The drum beat for a more significant shift in monetary policy in China is getting louder by the minute, driven by the twin effects of lower offshore rates coupled with weak domestic macro data.
Chart 1: Economic data continues to struggle
Chart 2: Pressuring employment – a primary government KPI
We see a high probability of near-term interest rate adjustments designed to lower the interest burden to the corporate sector and support credit demand. This is likely to further reinforce the positive credit pulse impact on the market and is typically a tailwind to equity market performance. Credit markets and associated risk measures are also supportive to equity market trends.
Chart 3: China credit pulse – positive delta
Chart 4: Credit pulse and typical equity market reaction
The form of this adjustment will almost certainly be the use of monetary tools to further improve liquidity (involving medium term lending facility application and adjustments in financial reserve requirements) coupled with some form of benchmark interest rate shift though this is likely to be more nuanced.
The starting gun for this particular adjustment comes from a state council meeting statement on 26 June, which outlined an intent to lower corporate borrowing rates (and revive credit demand). The final form and timing of the adjustment is likely to be heavily impacted by the Sino-US trade talks which we expect to remain difficult due to political rather than economic factors.
A near-term reserve requirement (RRR) cut, plus other measures to ease liquidity, are high probabilities and mostly likely to take place quickly after clarity from the US Federal Reserve meeting at the end of the month, where a cut of at least 25 basis points is expected. China’s politburo meet in late July to prepare a work report for the second-half of 2019 and we would not be surprised to see both RRR and some form of benchmark interest rate cut soon after with the extent of the cuts and broader interest rate liberalisation being subject to general data releases and the Sino-US engagements.
Chart 5: Shibor elevated again in the post Baoshan Bank bailout era
Chart 6: Interest rates swaps trending lower
In our view, the most likely scenario for specific interest rate adjustment is a directive to the banks (for new loans) to lower either their prime rate or benchmark rate for lending 1 year and under, while keeping the 1-5 year and over 5 year benchmark rates which are typically used (and will be encouraged to be used) as a benchmark for mortgage lending unchanged. There is a strong desire to keep the property market from overheating and, with residential housing price rises year to date already running ahead of comfort in a number of regions, this constitutes the main push back to a broader benchmark rate cut.
We have been increasing our focus on potential beneficiaries of this shift in the form of our favoured non-bank financials and higher indebted industrials. The impact on the bank sector is mixed with a potential net margin hit being offset by a prospective rating uplift as some relief is offered to the beleaguered corporate sector.

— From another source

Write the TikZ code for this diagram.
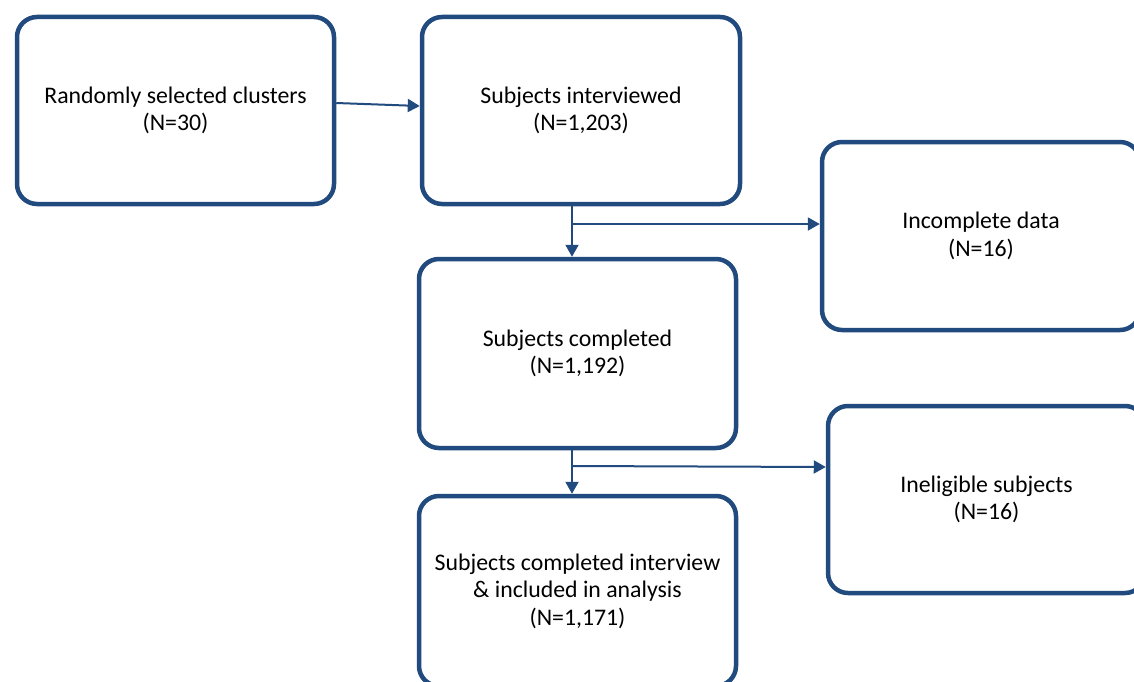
\documentclass[tikz,border=0pt]{standalone}
\usepackage{fontspec}
\setmainfont{Carlito}
\usetikzlibrary{arrows.meta}
\definecolor{boxblue}{RGB}{33,74,126}
\tikzset{
  box/.style={draw=boxblue, line width=4.5pt, rounded corners=20pt, fill=white,
    align=center, font=\fontsize{23.8}{27.5}\selectfont, text=black, inner sep=0pt},
  conn/.style={draw=boxblue, line width=2pt, -{Triangle[length=12pt,width=13pt]}}
}
\begin{document}
\begin{tikzpicture}[x=1pt,y=-1pt]
\useasboundingbox (0,0) rectangle (1134,682);
\clip (0,0) rectangle (1134,682);
\fill[white] (0,0) rectangle (1134,682);
\node[box, minimum width=317pt, minimum height=187pt] (A) at (175.5,110.5) {Randomly selected clusters\\(N=30)};
\node[box, minimum width=318pt, minimum height=187pt] (B) at (581,110.5) {Subjects interviewed\\(N=1,203)};
\node[box, minimum width=318pt, minimum height=188pt] (C) at (981,236) {Incomplete data\\(N=16)};
\node[box, minimum width=317pt, minimum height=189pt] (D) at (577.5,353.5) {Subjects completed\\(N=1,192)};
\node[box, minimum width=317pt, minimum height=190pt] (E) at (577.5,591) {Subjects completed interview\\\& included in analysis\\(N=1,171)};
\node[box, minimum width=317pt, minimum height=187pt] (F) at (986.5,499.5) {Ineligible subjects\\(N=16)};
\coordinate (j1) at (572,224);
\coordinate (j2) at (572,466);
\draw[conn] ([yshift=7.5pt]A.east) -- ([yshift=4.5pt]B.west);
\draw[conn] (B.south -| j1) -- (D.north -| j1);
\draw[conn] (j1) -- (C.west |- j1);
\draw[conn] (D.south -| j2) -- (E.north -| j2);
\draw[conn] (j2) -- ([yshift=-1pt]F.west |- j2);
\end{tikzpicture}
\end{document}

We favour smaller banks where we see some valuation uplift (from very depressed levels) offsetting the potential near-term earnings drag mentioned above.
We also favour select opportunities within the property sector as we see a healthy property market as one of the few stable pillars to the economy’s current growth rate. Select listed companies are executing well and trade at extremely attractive valuations, especially relative to their credit equivalents. The sector is also likely to get a rating boost in the event of more affirmative interest rate action.
Our broader China thesis is positive and chimes with our global emerging view that these equity markets offer premium growth, of an improving quality, at very attractive valuations, in an increasingly ‘ex-growth’ world.